I won’t labour all the in-jokes in this essay, but it may be worth mentioning that some of its claims are perfectly true.
  • ‘[T]he elder compilation of three lays by a relatively talented Ionian poet’: this is essentially how Wilamowitz argued the Odyssey was put together.
  • The parallels between Helen and Penelope are all real.
  • ‘Penelope … the first to recognise Odysseus’: the idea that Penelope supposedly secretly recognises Odysseus in Odyssey book 19 has a long tradition behind it, and it has had a long-lasting impact even on people who don’t believe it. Many modern interpretations -- even those adamantly opposed to the Analyst school -- still contain echoes of the idea.
  • The variation δέκτῃ/Δέκτῃ in Od. 4.248, and the manuscript variants of λόεον and χρῖον ἐλαίῳ in Od. 4.252, are real. That episode has often been of keen interest to Analysts because of a supposed relation to Cyclic epic material.
  • Penelope genuinely was honoured in Mantineia as the mother of Pan. A form of the story existed at least as early as Herodotus 2.145; cf. ps.-Apollodoros epit. 7.38, Pausanias 8.12.6.
  • The Telemachy and Odyssey book 24 are indeed normally regarded by Analysts as later than the rest of the epic (though the idea is very doubtful, and there’s zero support from properly sampled statistical analysis of the language in those episodes).
  • The name ‘Odysseus’ is not Illyrian in origin.
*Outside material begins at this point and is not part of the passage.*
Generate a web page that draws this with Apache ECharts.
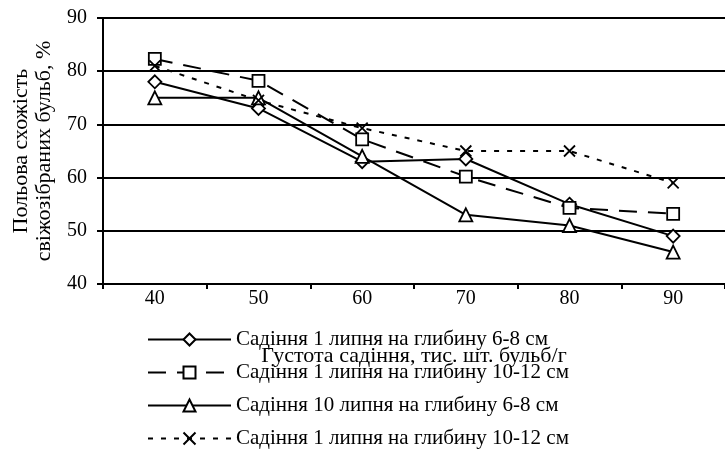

However, the northwestern cult-sites at Trampya (Thesprotia) and Bouneima (Thesprotia/Aitolia) seem to have been real. The Alkomenai in Illyria is real, as is the town on Ithaca, and the epithet ‘Alkomenean Odysseus’. It isn’t impossible that the name ‘Alkomenai’ has Odyssean connections, but it’s more likely that it alludes to Athena, who had a cult-site at Alalkomenai in Boiotia.
  • The Dorian invasion is still sometimes treated by ancient historians as though it were real. There is no direct archaeological evidence for it, and the indirect evidence is very contestable. Perhaps the worst thing about the Dorian migration hypothesis is that there’s no falsehood condition: no kind of evidence could ever disprove it.